_Provided material_:
========================================
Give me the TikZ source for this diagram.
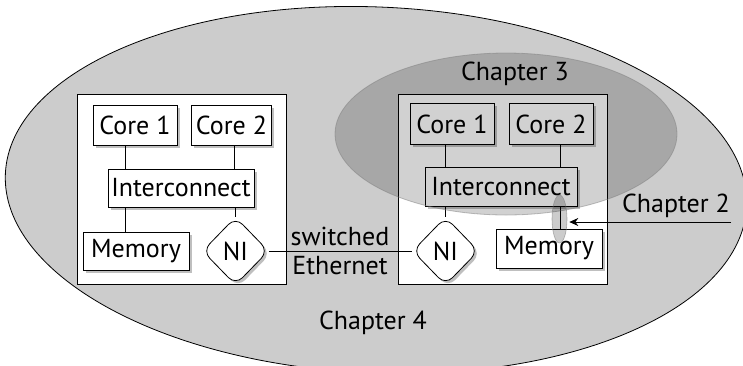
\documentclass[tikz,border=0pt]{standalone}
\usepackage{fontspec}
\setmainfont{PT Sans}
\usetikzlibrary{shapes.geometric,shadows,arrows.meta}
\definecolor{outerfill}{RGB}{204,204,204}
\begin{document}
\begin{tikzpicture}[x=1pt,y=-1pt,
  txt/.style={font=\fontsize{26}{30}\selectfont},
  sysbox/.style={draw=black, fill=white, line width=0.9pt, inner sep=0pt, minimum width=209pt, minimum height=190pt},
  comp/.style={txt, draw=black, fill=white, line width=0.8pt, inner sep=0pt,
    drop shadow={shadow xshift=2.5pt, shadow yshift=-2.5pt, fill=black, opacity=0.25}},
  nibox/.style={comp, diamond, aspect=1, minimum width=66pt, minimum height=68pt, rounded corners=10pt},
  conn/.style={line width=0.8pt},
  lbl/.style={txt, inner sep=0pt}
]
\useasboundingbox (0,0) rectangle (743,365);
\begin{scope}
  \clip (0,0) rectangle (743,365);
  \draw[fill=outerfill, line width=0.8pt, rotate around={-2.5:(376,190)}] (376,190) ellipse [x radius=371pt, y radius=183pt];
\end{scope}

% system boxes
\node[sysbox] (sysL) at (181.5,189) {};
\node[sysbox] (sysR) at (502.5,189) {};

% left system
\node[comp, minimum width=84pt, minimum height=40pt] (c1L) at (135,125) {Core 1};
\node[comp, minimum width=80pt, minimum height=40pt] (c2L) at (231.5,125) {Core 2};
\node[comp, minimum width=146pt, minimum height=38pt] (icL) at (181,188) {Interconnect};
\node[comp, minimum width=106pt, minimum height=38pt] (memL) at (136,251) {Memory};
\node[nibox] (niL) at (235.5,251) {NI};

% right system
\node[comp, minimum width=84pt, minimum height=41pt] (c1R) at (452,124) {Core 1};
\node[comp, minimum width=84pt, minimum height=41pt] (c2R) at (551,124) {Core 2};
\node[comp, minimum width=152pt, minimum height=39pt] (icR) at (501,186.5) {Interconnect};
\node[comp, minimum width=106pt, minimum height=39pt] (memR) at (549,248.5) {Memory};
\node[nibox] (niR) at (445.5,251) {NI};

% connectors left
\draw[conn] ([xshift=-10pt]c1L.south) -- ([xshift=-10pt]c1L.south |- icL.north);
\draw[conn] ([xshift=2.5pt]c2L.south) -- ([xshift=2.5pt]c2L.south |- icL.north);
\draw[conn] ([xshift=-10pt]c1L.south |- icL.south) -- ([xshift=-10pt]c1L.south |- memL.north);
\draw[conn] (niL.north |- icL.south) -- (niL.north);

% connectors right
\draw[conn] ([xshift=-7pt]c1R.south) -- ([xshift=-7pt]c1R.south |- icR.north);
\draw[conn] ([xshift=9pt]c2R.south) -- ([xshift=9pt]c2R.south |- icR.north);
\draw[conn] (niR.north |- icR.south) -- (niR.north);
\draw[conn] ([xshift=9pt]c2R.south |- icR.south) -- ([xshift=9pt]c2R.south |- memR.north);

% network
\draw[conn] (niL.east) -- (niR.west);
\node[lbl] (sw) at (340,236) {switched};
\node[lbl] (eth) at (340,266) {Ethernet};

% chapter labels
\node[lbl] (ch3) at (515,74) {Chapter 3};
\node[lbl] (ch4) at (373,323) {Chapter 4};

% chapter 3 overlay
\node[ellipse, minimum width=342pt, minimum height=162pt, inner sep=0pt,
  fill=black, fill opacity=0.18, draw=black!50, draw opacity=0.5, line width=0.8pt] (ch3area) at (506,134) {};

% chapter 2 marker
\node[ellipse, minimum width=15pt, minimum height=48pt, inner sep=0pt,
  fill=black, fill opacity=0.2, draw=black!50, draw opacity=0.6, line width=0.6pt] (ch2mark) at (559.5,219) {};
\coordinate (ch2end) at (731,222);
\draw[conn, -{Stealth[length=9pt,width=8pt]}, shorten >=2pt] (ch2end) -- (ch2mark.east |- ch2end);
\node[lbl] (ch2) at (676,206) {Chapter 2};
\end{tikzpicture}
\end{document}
========================================
Write out an exact copy of the listing, first line through the line containing "(niR) at (445.5,251)", with the pictures left out.

Give me the TikZ source for this diagram.
\documentclass[tikz,border=0pt]{standalone}
\usepackage{fontspec}
\setmainfont{PT Sans}
\usetikzlibrary{shapes.geometric,shadows,arrows.meta}
\definecolor{outerfill}{RGB}{204,204,204}
\begin{document}
\begin{tikzpicture}[x=1pt,y=-1pt,
  txt/.style={font=\fontsize{26}{30}\selectfont},
  sysbox/.style={draw=black, fill=white, line width=0.9pt, inner sep=0pt, minimum width=209pt, minimum height=190pt},
  comp/.style={txt, draw=black, fill=white, line width=0.8pt, inner sep=0pt,
    drop shadow={shadow xshift=2.5pt, shadow yshift=-2.5pt, fill=black, opacity=0.25}},
  nibox/.style={comp, diamond, aspect=1, minimum width=66pt, minimum height=68pt, rounded corners=10pt},
  conn/.style={line width=0.8pt},
  lbl/.style={txt, inner sep=0pt}
]
\useasboundingbox (0,0) rectangle (743,365);
\begin{scope}
  \clip (0,0) rectangle (743,365);
  \draw[fill=outerfill, line width=0.8pt, rotate around={-2.5:(376,190)}] (376,190) ellipse [x radius=371pt, y radius=183pt];
\end{scope}

% system boxes
\node[sysbox] (sysL) at (181.5,189) {};
\node[sysbox] (sysR) at (502.5,189) {};

% left system
\node[comp, minimum width=84pt, minimum height=40pt] (c1L) at (135,125) {Core 1};
\node[comp, minimum width=80pt, minimum height=40pt] (c2L) at (231.5,125) {Core 2};
\node[comp, minimum width=146pt, minimum height=38pt] (icL) at (181,188) {Interconnect};
\node[comp, minimum width=106pt, minimum height=38pt] (memL) at (136,251) {Memory};
\node[nibox] (niL) at (235.5,251) {NI};

% right system
\node[comp, minimum width=84pt, minimum height=41pt] (c1R) at (452,124) {Core 1};
\node[comp, minimum width=84pt, minimum height=41pt] (c2R) at (551,124) {Core 2};
\node[comp, minimum width=152pt, minimum height=39pt] (icR) at (501,186.5) {Interconnect};
\node[comp, minimum width=106pt, minimum height=39pt] (memR) at (549,248.5) {Memory};
\node[nibox] (niR) at (445.5,251) {NI};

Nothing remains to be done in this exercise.